The rabbi compares Judaism to Buddhism, a religion the world loves because of its ancient wisdom. “You have to give people something to love,” he says.
So, could we learn something from the Buddhist “PR strategy”?
The solution, says Sudak, is that we must “get back to our Jewishness. We need to flip the script. Most Jews stop their Jewish education at the age of 12 and most Jewish people, when they come together, don’t talk about Jewish things.
“But there is always something fresh to talk about. Wake up! We are smart people.”
Chabad as an organisation are certainly lively and “out there”. American readers may be familiar with “mitzvah tanks”, converted camper-vans that serve as mobile outreach centres. (Unlike other Chasidic groups who wear fur-lined hats on Shabbat, Chabadniks traditionally wear fedoras.) It’s not uncommon across the Atlantic to see them approaching men on the street, asking: “are you Jewish?” If the answer is yes, the man is swiftly wrapped with tefillin.
I spoke to Josh, a Jew now living in the UK, whose first encounter with Chabad was on the streets of Brooklyn and he is now a semi-regular attendee at his community in south London. “I remember vividly walking down the street in Williamsburg on a lunch break with some colleague when a Chabadnik approached us, ignoring the two guys I was with and directly asking me if I was Jewish. Their Jew-dar is impeccable.
Their perseverance in getting you to come along to events isn’t something I’ve really encountered in a Jewish context before
“Five years later, I’m going to High Holy Day services at my local rabbi’s house. Their perseverance in getting you to come along is something I’ve never really encountered in a Jewish context before, and it makes a nice change to feel like people actually want you there rather than putting up barriers to getting involved. Even my super secular kibbutz-raised father attends the odd event with me.”
North Londoners may have attended Chabad-organised menorah lightings in Crouch End, Muswell Hill and East Finchley. The vibe at these events is joyful and positive. (And there are doughnuts.)

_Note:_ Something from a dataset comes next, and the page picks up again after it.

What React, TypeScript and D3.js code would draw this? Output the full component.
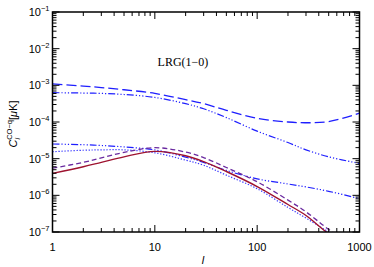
import React from "react";
import * as d3 from "d3";

const ells = [1, 2, 3, 5, 10, 20, 30, 50, 100, 200, 300, 500, 1000];
// log10 of C_l values
const blueDashed = [-2.96, -3.02, -3.06, -3.12, -3.22, -3.39, -3.5, -3.68, -3.9, -4.0, -4.02, -3.99, -3.76];
const blueDashDotUpper = [-3.2, -3.21, -3.22, -3.25, -3.33, -3.5, -3.64, -3.88, -4.25, -4.56, -4.76, -4.95, -5.13];
const blueDashDotLower = [-4.6, -4.62, -4.64, -4.68, -4.76, -4.96, -5.1, -5.32, -5.55, -5.69, -5.77, -5.89, -6.09];
const blueDotted = [-4.81, -4.77, -4.76, -4.76, -4.84, -5.04, -5.18, -5.45, -5.82, -6.33, -6.62, -7.0, -7.5];
const redSolid = [-5.4, -5.22, -5.1, -4.95, -4.8, -4.92, -5.08, -5.35, -5.76, -6.25, -6.55, -7.05, -7.6];
const purpleDashed = [-5.26, -5.1, -4.98, -4.83, -4.7, -4.82, -4.97, -5.24, -5.63, -6.13, -6.45, -6.93, -7.5];

const xTicks = [1, 10, 100, 1000];
const yExponents = [-1, -2, -3, -4, -5, -6, -7];

const W = 374, H = 267;
const L = 52.5, R = 359.5, T = 12, B = 232;

export default function App() {
  const x = d3.scaleLog().domain([1, 1000]).range([L, R]);
  const y = d3.scaleLog().domain([1e-7, 1e-1]).range([B, T]);
  const line = (vals: number[]) =>
    d3
      .line<number>()
      .x((_, i) => x(ells[i]))
      .y((v) => y(Math.pow(10, v)))
      .curve(d3.curveCatmullRom.alpha(0.5))(vals) || "";

  const series = [
    { v: blueDashed, c: "#1f1fff", d: "10 4", w: 1.3 },
    { v: blueDashDotUpper, c: "#1f1fff", d: "7 2 1.2 2 1.2 2 1.2 2", w: 1.2 },
    { v: blueDashDotLower, c: "#1f1fff", d: "7 2 1.2 2 1.2 2 1.2 2", w: 1.2 },
    { v: blueDotted, c: "#3a3aff", d: "1.3 1.7", w: 1.2 },
    { v: redSolid, c: "#9e1330", d: "none", w: 1.4 },
    { v: purpleDashed, c: "#6a2aa0", d: "5 3", w: 1.3 },
  ];

  const xMinor: { v: number; major: boolean }[] = [];
  for (let dec = 1; dec < 1000; dec *= 10) {
    for (let k = 1; k < 10; k++) xMinor.push({ v: dec * k, major: k === 1 });
  }
  xMinor.push({ v: 1000, major: true });
  const yMinor: { v: number; major: boolean }[] = [];
  for (let e = -7; e < -1; e++) {
    for (let k = 1; k < 10; k++) yMinor.push({ v: k * Math.pow(10, e), major: k === 1 });
  }
  yMinor.push({ v: 0.1, major: true });

  const font = "'Liberation Sans', Arial, sans-serif";

  return (
    <svg width={W} height={H} style={{ position: "absolute", left: 0, top: 0 }}>
      <rect width={W} height={H} fill="white" />
      <defs>
        <clipPath id="plot">
          <rect x={L} y={T} width={R - L} height={B - T} />
        </clipPath>
      </defs>
      <g clipPath="url(#plot)">
        {series.map((s, i) => (
          <path key={i} d={line(s.v)} fill="none" stroke={s.c} strokeWidth={s.w} strokeDasharray={s.d} />
        ))}
      </g>
      {/* ticks */}
      <g stroke="black" strokeWidth={1}>
        {xMinor.map((t, i) => {
          const len = t.major ? 7 : 4;
          const px = x(t.v);
          return (
            <g key={"x" + i}>
              <line x1={px} x2={px} y1={B} y2={B - len} />
              <line x1={px} x2={px} y1={T} y2={T + len} />
            </g>
          );
        })}
        {yMinor.map((t, i) => {
          const len = t.major ? 7 : 4;
          const py = y(t.v);
          return (
            <g key={"y" + i}>
              <line x1={L} x2={L + len} y1={py} y2={py} />
              <line x1={R} x2={R - len} y1={py} y2={py} />
            </g>
          );
        })}
      </g>
      <rect x={L} y={T} width={R - L} height={B - T} fill="none" stroke="black" strokeWidth={1.5} />
      {/* x tick labels */}
      {xTicks.map((t) => (
        <text key={t} x={x(t)} y={251} textAnchor="middle" fontFamily={font} fontSize={11}>
          {t}
        </text>
      ))}
      {/* y tick labels */}
      {yExponents.map((e) => (
        <text key={e} x={L - 3} y={y(Math.pow(10, e)) + 4} textAnchor="end" fontFamily={font} fontSize={11}>
          10
          <tspan fontSize={7.5} dy={-5}>
            {"\u2212" + Math.abs(e)}
          </tspan>
        </text>
      ))}
      <text x={203} y={264} textAnchor="middle" fontFamily={font} fontSize={11} fontStyle="italic">
        l
      </text>
      <text
        transform="translate(17,124) rotate(-90)"
        textAnchor="middle"
        fontFamily={font}
        fontSize={11}
      >
        <tspan fontStyle="italic">C</tspan>
        <tspan fontStyle="italic" fontSize={7.5} dy={3}>l</tspan>
        <tspan fontSize={7.5} dy={-8} dx={-2}>CO−q</tspan>
        <tspan dy={5}>[</tspan>
        <tspan fontStyle="italic">μ</tspan>
        <tspan>K]</tspan>
      </text>
      <text x={183} y={66} textAnchor="middle" fontFamily="'Liberation Serif', 'DejaVu Serif', serif" fontSize={12}>
        LRG(1−0)
      </text>
    </svg>
  );
}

Following his triumph with the mobile Seders at the start of Covid, Sudak needed a way to tackle Rosh Hashanah and Yom Kippur. On the second day of Rosh Hashanah, he organised Shofar on the Block, a series of shofar blowings on people’s driveways and streets of Hampstead Garden Suburb. Residents were able to join in a socially distanced way from their homes, standing in small groups on the street or even their balconies.
“Our volunteers included Lord David Wolfson, the Shadow Attorney General,” says Sudak.
“He said it was the best Rosh Hashanah he had ever had.”
Loud and clear, the Chabadniks are certainly getting their message out there, and unlike other Chasidic groups, they are not shy of using modern technology in their mission.
For Pesach 2025, Sudak created an imaginative Haggadah for children, with each page following the layout and type-face of different social media platforms: Instagram, X, even Wordle. During the JC’s intervieew, we were were joined by a Jewish technology guru who plans to help Sudak harness the power of AI – the very latest heavenly messenger to remind each person in the world how they are “unique and divine”.
“We have reached 30 percent of the local community who are not engaged in Judaism anywhere else,” says Sudak. “The ambition now is to ‘scale up’ and deliver the message of 3,000 years of Jewish wisdom. Many people think that Judaism is like the Queen, revered, respected and rolled out, but otherwise ‘nothing to do with me’. But our religion empowers every area of life.”
He quotes the late Chief Rabbi, Jonathan Sacks. “‘Non Jews are proud of Jews who are proud of their Judaism’.
“You have to realise you have a treasure,” he says. “If there’s a girl in a bar, and she doesn’t have confidence or self-belief, she will not succeed [in attracting a man].”